Bu bireysel ve yüzeysel refleksleri bir dereceye kadar anlamak mümkün.
Sanayici, varlığını sürdürebilmek için kolayca üretim yapıp ürettiğini hak ettiği değerden satamıyor. Ülkeyi işgal eden ithal malların daha iyi ( ama zahmetli ) alternatifini yaratıp rekabete giremiyor. Sermaye gücü zayıf, üretim maliyetleri çok yüksek.
Sanayi kuruluşlarımız, kazancı yüksek olanlardan başlayarak bir bir yabancıların eline geçiyor. Tarım ve hayvancılık aynı durumda. Üretici ürettiğini gereği gibi değerlendiremiyor, ithal ürünlere karşı dayanabileceği teşvik ve desteği bulamıyor. Tarım alanları, otlaklar gittikçe körelip atıl hale geliyor.
Turizmci, yatırımlarını rasyonel ölçülerde yapamıyor, ona yön verecek bir planlama yok. Rantı yüksek bölgelerdeki işletmeleri yabancı yatırımcı ele geçiriyor, diğerleri can çekişiyor.
Ne var ki; ekonomideki krizi gösteren değişik sektörlerin sorunları ortak bir noktada birleşiyor: Sağlıklı bir planlama, her türlü yerli üretimi teşvik ve destekle ayağa kaldıracak, nitelikli, rekabet gücü yüksek, dünyadaki ve yereldeki ekonomik dalgalanmalara dayanıklı üretim modellerini hayata geçiremiyoruz. Üretemiyoruz, üretmeden hazıra ve tüketime yöneliyoruz.
Engel nedir? Yanlış merkezi ve yerel yönetim politikalarının ayaklarımıza vurduğu prangalar.
Özellikle 1950’li yıllardan bu yana, güçsüz siyasi oluşumları kolay yoldan iktidara ( ve de saltanata ) götüren küresel politikaların peşine takılıp yol alırken, ekonomik ve siyasi bağımsızlığımızın gittikçe yok olacağı belliydi.
Eğitim düzeyi düşük bir toplumun fertleri olan bizler de ( hepimiz ) üretmeden tüketme, dışarıdan gelenlerle kolayca refaha erme, köşe dönme hayallerinin “ Kader kurbanları “ olduk. Egolarımız, bencilliklerimiz, aç gözlülüğümüz, ihtiraslarımız galip geldi, biz kaybettik.

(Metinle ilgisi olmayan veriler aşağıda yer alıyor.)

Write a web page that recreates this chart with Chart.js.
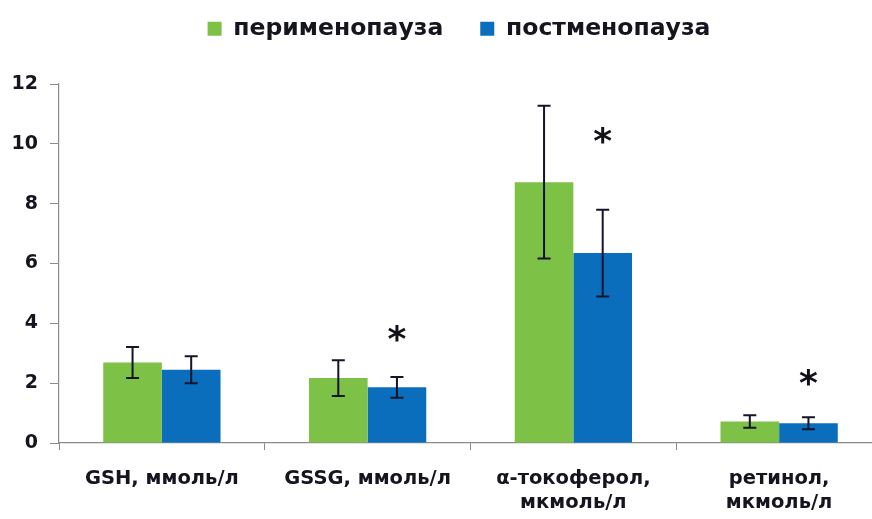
<!DOCTYPE html>
<html>
<head>
<meta charset="utf-8">
<script src="https://cdn.jsdelivr.net/npm/chart.js@4"></script>
<style>
  html, body { margin: 0; padding: 0; background: #ffffff; overflow: hidden; }
  #wrap { position: relative; width: 883px; height: 519px; }
</style>
</head>
<body>
<div id="wrap"><canvas id="c"></canvas></div>
<script>
const categories = [
  ['GSH, ммоль/л'],
  ['GSSG, ммоль/л'],
  ['α-токоферол,', 'мкмоль/л'],
  ['ретинол,', 'мкмоль/л']
];
const seriesNames = ['перименопауза', 'постменопауза'];
const periValues = [2.69, 2.17, 8.72, 0.72];
const periErrors = [0.52, 0.60, 2.55, 0.21];
const postValues = [2.45, 1.86, 6.35, 0.66];
const postErrors = [0.45, 0.35, 1.45, 0.20];
const starValues = [null, 3.62, 10.25, 2.15];
const yTicks = [0, 2, 4, 6, 8, 10, 12];

const FONT = 'DejaVu Sans';
const TEXT = '#15151f';
const AXIS = '#8a8a8a';

const errorBars = {
  id: 'errorBars',
  afterDatasetsDraw(chart) {
    const ctx = chart.ctx;
    const y = chart.scales.y;
    const errs = [periErrors, postErrors];
    ctx.save();
    ctx.strokeStyle = '#14142a';
    ctx.lineWidth = 2;
    chart.data.datasets.forEach((ds, i) => {
      const meta = chart.getDatasetMeta(i);
      meta.data.forEach((bar, j) => {
        const v = ds.data[j], e = errs[i][j];
        const yt = y.getPixelForValue(v + e);
        const yb = y.getPixelForValue(v - e);
        const x = bar.x, cw = 6.5;
        ctx.beginPath();
        ctx.moveTo(x, yt); ctx.lineTo(x, yb);
        ctx.moveTo(x - cw, yt); ctx.lineTo(x + cw, yt);
        ctx.moveTo(x - cw, yb); ctx.lineTo(x + cw, yb);
        ctx.stroke();
      });
    });
    // significance stars above the postmenopause bars
    const meta = chart.getDatasetMeta(1);
    ctx.fillStyle = '#111118';
    ctx.font = 'bold 36px "' + FONT + '"';
    ctx.textAlign = 'center';
    ctx.textBaseline = 'middle';
    starValues.forEach((s, j) => {
      if (s == null) return;
      const x = meta.data[j].x;
      const yy = y.getPixelForValue(s);
      ctx.fillText('*', x, yy + 7);
    });
    ctx.restore();
  }
};

const legendLayout = {
  id: 'legendLayout',
  beforeInit(chart) {
    const fit = chart.legend.fit;
    chart.legend.fit = function () {
      fit.call(this);
      this.height = 104;
    };
  },
  afterLayout(chart) {
    // centre the legend over the same span as the reference
    chart.legend.left += 36;
  }
};

new Chart(document.getElementById('c'), {
  type: 'bar',
  data: {
    labels: categories,
    datasets: [
      { label: seriesNames[0], data: periValues, backgroundColor: '#7dc146', borderWidth: 0,
        barPercentage: 1.0, categoryPercentage: 0.57 },
      { label: seriesNames[1], data: postValues, backgroundColor: '#0b6ebd', borderWidth: 0,
        barPercentage: 1.0, categoryPercentage: 0.57 }
    ]
  },
  options: {
    responsive: true,
    maintainAspectRatio: false,
    animation: false,
    layout: { padding: { top: -20, left: 0, right: 1, bottom: 0 } },
    plugins: {
      legend: {
        position: 'top',
        labels: {
          boxWidth: 14, boxHeight: 14, padding: 37,
          color: TEXT,
          font: { family: FONT, size: 23.5, weight: 'bold' }
        }
      },
      tooltip: { enabled: false }
    },
    scales: {
      x: {
        offset: true,
        grid: { offset: true, drawOnChartArea: false, drawTicks: true, tickLength: 7, color: AXIS },
        border: { color: AXIS, width: 1.2 },
        ticks: {
          color: TEXT, maxRotation: 0, autoSkip: false, padding: 17,
          font: { family: FONT, size: 19.5, weight: 'bold', lineHeight: 1.24 }
        },
        afterFit(scale) { scale.height = 76; }
      },
      y: {
        min: 0, max: 12,
        afterBuildTicks(scale) { scale.ticks = yTicks.map(v => ({ value: v })); },
        grid: { drawOnChartArea: false, drawTicks: true, tickLength: 9, color: AXIS },
        border: { color: AXIS, width: 1.2 },
        ticks: {
          color: TEXT, padding: 12,
          font: { family: FONT, size: 19, weight: 'bold' }
        },
        afterFit(scale) { scale.width = 59; }
      }
    }
  },
  plugins: [errorBars, legendLayout]
});
</script>
</body>
</html>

Dünyanın gelişmiş ülkelerinin kalkınma modelleri ortada. Üretimin ve tüketimin tepeden tırnağa örgütlendiği, ekonomik ve siyasi dalgalanmalardan fazlaca etkilenmeyen, istihdamı artıran, kaliteli, sağlıklı üretimlerin yapıldığı kooperatifçilik.
Gelişmiş ülkelerin hemen hepsinde bu model uygulanıyor, hemen hepsi kooperatiflerle kalkınıyor.

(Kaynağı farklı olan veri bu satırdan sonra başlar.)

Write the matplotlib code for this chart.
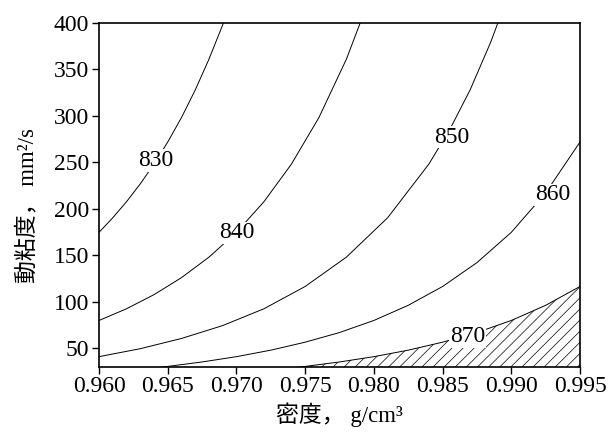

Önümüzde yerel seçimler var, yerel yönetimler değişip yenilenecek. Merkezi yönetimlerin hep uzak durduğu, uzun yıllar “ Komünizm icadı “ diye topluma adeta yasakladığı, kooperatifler yoluyla kalkınma modeline yerel yönetimler öncülük edebilir, destek verebilir.

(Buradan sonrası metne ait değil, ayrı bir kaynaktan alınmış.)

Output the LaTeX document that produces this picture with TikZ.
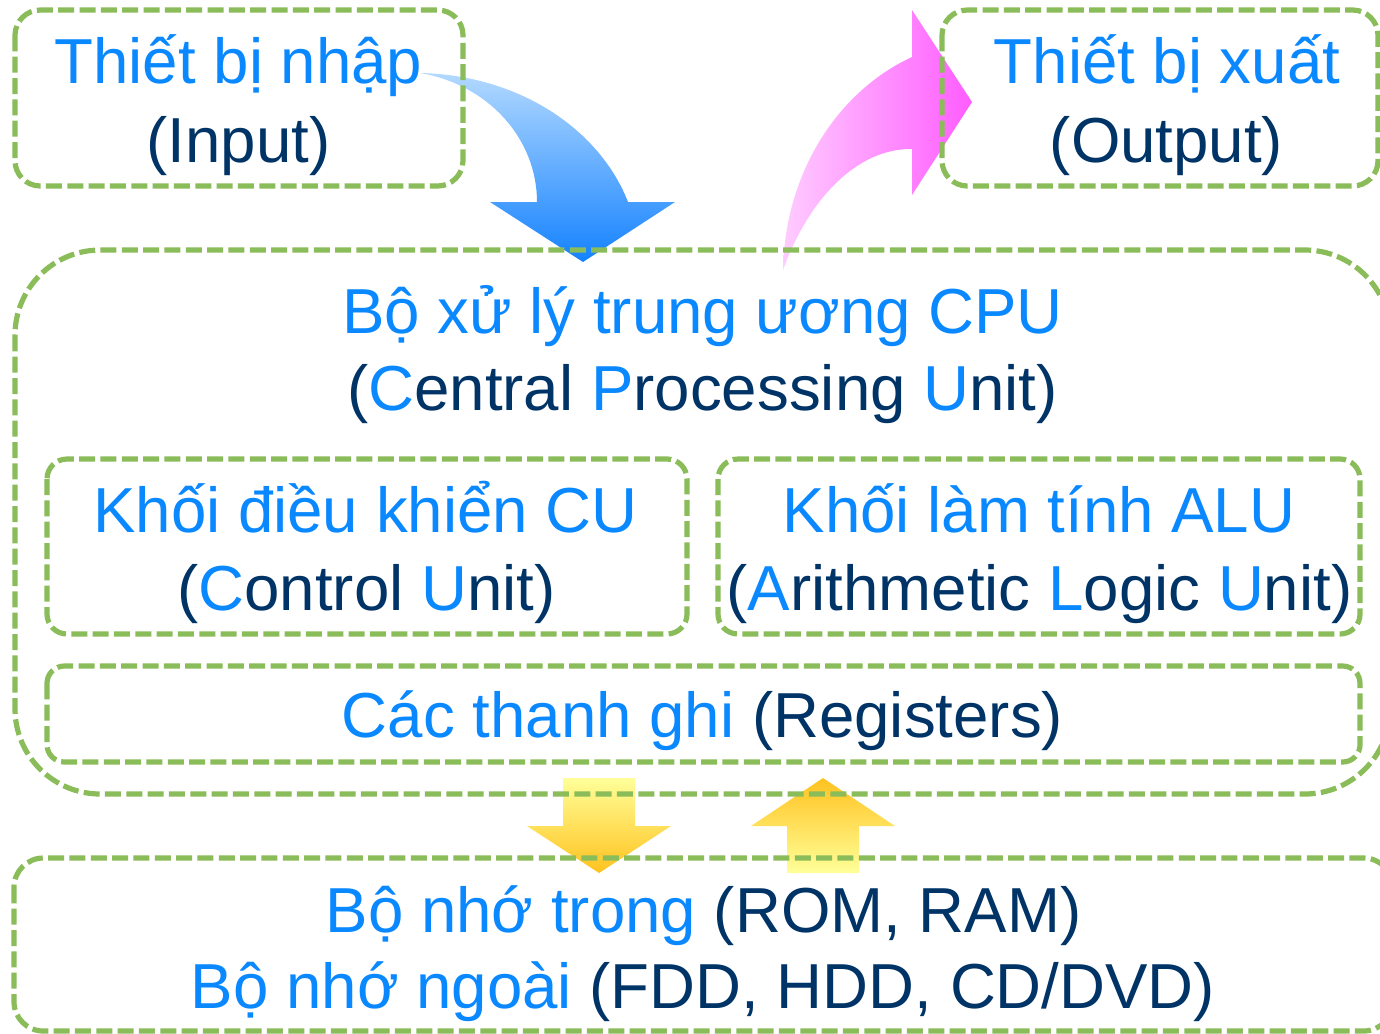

Hangi alanlarda? Tarım, hayvancılık, sanayi, turizm, toplu konut gibi sektörlerden başlayarak hemen her alanda. Görev elbette öncelikle merkezi yönetimin, ama mümkün olmuyorsa, engelleniyorsa bu görevi yerel yönetimler üstlenebilir.
Kalkınma yerelden başlayabilir. Neden olmasın? Ekonomik krizin zirveye tırmandığı bu günlerde, üretim ve tüketim kooperatiflerine dayalı üretim modeli bir çıkış yolu olabilir. Bu, eskiye değil gerçeğe dönüştür.
Bizim bir çırpıda tüketilip bir kenara atılan, her gün dışarıdan bir yenisi ithal edilen, bizi bağımlı kılan, özgürlüğümüzü yok eden küresel tekellerin lüks mallarına çok fazla ihtiyacımız yok. Bizi toplumsal refaha ulaştıracak, kendi öz gücümüze dayalı, sağlıklı, kaliteli üretime ihtiyacımız var. Ancak ürettiğimiz kadar da tüketime. Daha az, daha mütevazı, daha sağlıklı şeyler tüketip daha çok mutlu olmak mümkün.
Yaşadığımız ekonomik krizi kolayca aşmanın başka bir yolu da görünmüyor.